**Written request**
Reproduce exactly the lines below, from the first one through the line containing "linewidth=1.5, zorder=3)", and omit any pictures.

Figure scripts
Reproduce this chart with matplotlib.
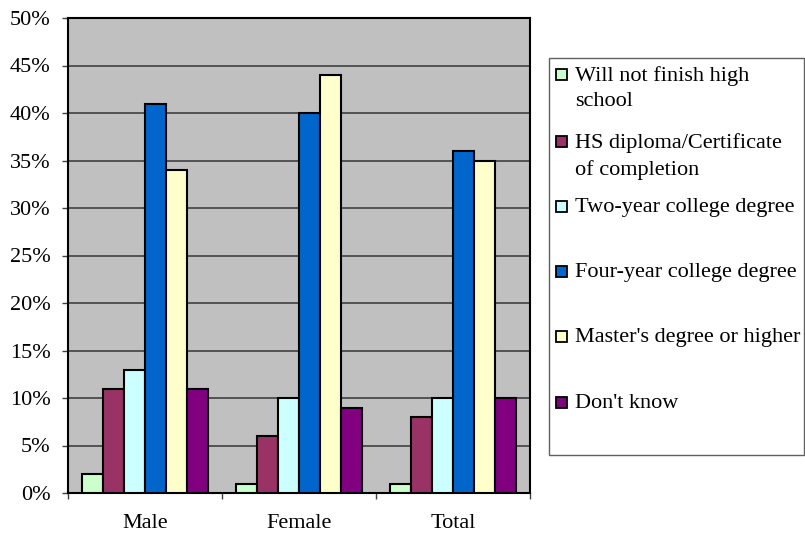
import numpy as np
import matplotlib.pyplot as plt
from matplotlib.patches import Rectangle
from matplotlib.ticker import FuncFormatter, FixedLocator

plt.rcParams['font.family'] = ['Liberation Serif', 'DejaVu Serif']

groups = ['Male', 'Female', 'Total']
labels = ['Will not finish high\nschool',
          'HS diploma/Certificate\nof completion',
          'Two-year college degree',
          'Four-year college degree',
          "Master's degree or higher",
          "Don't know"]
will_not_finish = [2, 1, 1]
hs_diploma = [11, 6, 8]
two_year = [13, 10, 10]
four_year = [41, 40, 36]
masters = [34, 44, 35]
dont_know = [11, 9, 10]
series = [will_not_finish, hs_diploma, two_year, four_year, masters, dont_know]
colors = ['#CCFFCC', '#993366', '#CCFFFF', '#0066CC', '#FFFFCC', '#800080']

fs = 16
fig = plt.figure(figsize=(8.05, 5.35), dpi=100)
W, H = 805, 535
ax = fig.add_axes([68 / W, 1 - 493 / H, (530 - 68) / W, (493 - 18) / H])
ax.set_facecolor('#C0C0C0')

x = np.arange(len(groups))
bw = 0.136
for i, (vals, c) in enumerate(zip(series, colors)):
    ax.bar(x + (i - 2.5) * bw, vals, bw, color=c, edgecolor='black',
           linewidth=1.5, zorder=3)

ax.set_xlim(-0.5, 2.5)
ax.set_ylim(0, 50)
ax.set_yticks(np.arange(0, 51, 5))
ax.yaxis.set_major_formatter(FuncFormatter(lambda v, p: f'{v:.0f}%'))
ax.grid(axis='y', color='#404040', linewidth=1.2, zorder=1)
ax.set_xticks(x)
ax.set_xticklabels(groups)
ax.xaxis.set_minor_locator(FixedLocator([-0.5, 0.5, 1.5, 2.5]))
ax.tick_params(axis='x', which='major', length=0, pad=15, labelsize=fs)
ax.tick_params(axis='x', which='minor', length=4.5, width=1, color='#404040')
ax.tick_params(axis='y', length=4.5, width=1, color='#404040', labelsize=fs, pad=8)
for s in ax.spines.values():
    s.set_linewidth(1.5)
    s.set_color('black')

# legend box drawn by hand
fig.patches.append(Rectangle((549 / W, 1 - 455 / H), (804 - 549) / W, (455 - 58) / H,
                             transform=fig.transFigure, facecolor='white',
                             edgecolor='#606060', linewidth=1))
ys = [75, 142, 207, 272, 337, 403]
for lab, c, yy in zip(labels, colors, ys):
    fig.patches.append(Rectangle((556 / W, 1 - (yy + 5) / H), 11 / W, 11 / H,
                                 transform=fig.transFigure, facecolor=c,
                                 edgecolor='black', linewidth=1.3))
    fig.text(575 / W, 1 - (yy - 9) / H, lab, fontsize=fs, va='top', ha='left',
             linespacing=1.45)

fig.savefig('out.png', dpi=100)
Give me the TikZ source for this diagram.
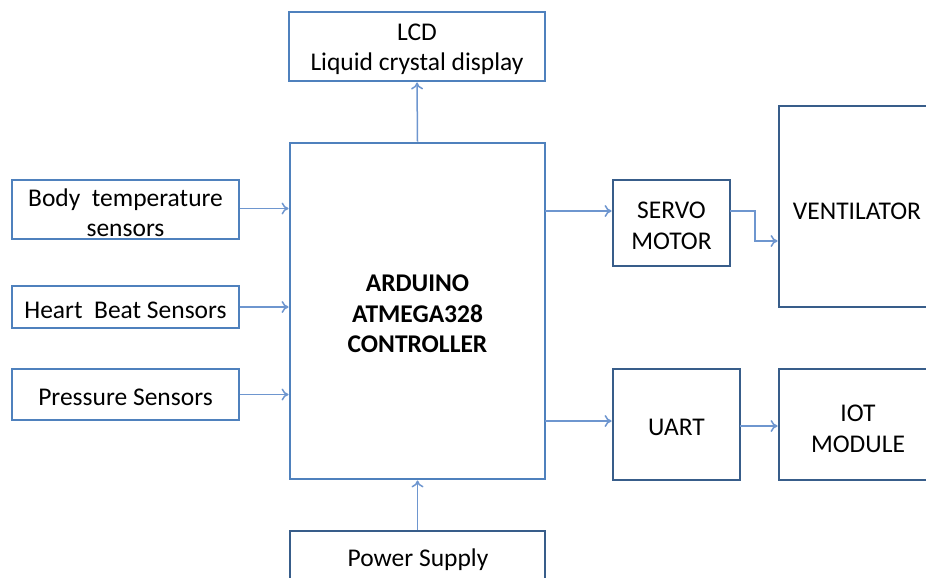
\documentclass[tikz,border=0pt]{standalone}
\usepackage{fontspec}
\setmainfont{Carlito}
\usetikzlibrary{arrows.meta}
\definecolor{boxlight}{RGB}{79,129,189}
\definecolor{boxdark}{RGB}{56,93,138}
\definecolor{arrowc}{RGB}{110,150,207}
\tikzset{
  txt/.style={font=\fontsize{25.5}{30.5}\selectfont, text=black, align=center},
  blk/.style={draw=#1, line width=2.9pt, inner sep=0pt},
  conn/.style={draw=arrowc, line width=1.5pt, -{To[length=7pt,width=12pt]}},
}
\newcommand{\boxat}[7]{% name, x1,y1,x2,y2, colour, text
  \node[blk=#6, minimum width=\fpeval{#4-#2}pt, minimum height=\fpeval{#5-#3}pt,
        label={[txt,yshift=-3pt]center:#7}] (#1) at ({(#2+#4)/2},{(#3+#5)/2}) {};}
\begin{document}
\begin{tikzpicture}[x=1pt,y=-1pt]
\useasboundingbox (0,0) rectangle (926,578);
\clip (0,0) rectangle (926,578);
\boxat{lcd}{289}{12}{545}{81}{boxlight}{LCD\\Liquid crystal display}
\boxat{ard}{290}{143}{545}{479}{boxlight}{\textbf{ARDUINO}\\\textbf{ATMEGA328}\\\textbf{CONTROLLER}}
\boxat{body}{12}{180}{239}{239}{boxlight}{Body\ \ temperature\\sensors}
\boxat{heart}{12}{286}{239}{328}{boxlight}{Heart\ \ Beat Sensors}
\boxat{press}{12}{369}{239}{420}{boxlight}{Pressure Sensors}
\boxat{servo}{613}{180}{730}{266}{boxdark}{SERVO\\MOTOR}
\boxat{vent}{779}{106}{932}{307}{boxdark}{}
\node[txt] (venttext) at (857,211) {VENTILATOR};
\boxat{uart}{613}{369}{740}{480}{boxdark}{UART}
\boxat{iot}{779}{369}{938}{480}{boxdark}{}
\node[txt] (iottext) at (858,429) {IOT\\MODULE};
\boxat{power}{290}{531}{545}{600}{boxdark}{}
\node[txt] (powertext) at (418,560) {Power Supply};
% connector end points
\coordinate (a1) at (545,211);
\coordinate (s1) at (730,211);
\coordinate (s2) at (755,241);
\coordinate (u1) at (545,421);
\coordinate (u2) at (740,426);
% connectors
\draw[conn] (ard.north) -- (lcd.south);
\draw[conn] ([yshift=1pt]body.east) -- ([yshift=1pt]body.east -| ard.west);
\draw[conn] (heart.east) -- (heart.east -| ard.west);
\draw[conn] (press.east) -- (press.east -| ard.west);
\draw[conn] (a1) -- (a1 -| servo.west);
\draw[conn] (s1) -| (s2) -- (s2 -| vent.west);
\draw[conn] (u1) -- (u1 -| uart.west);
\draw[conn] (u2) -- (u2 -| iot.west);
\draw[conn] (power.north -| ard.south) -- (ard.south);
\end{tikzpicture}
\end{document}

**Exercise result**
Reproduce this chart with matplotlib.
import numpy as np
import matplotlib.pyplot as plt
from matplotlib.patches import Rectangle
from matplotlib.ticker import FuncFormatter, FixedLocator

plt.rcParams['font.family'] = ['Liberation Serif', 'DejaVu Serif']

groups = ['Male', 'Female', 'Total']
labels = ['Will not finish high\nschool',
          'HS diploma/Certificate\nof completion',
          'Two-year college degree',
          'Four-year college degree',
          "Master's degree or higher",
          "Don't know"]
will_not_finish = [2, 1, 1]
hs_diploma = [11, 6, 8]
two_year = [13, 10, 10]
four_year = [41, 40, 36]
masters = [34, 44, 35]
dont_know = [11, 9, 10]
series = [will_not_finish, hs_diploma, two_year, four_year, masters, dont_know]
colors = ['#CCFFCC', '#993366', '#CCFFFF', '#0066CC', '#FFFFCC', '#800080']

fs = 16
fig = plt.figure(figsize=(8.05, 5.35), dpi=100)
W, H = 805, 535
ax = fig.add_axes([68 / W, 1 - 493 / H, (530 - 68) / W, (493 - 18) / H])
ax.set_facecolor('#C0C0C0')

x = np.arange(len(groups))
bw = 0.136
for i, (vals, c) in enumerate(zip(series, colors)):
    ax.bar(x + (i - 2.5) * bw, vals, bw, color=c, edgecolor='black',
           linewidth=1.5, zorder=3)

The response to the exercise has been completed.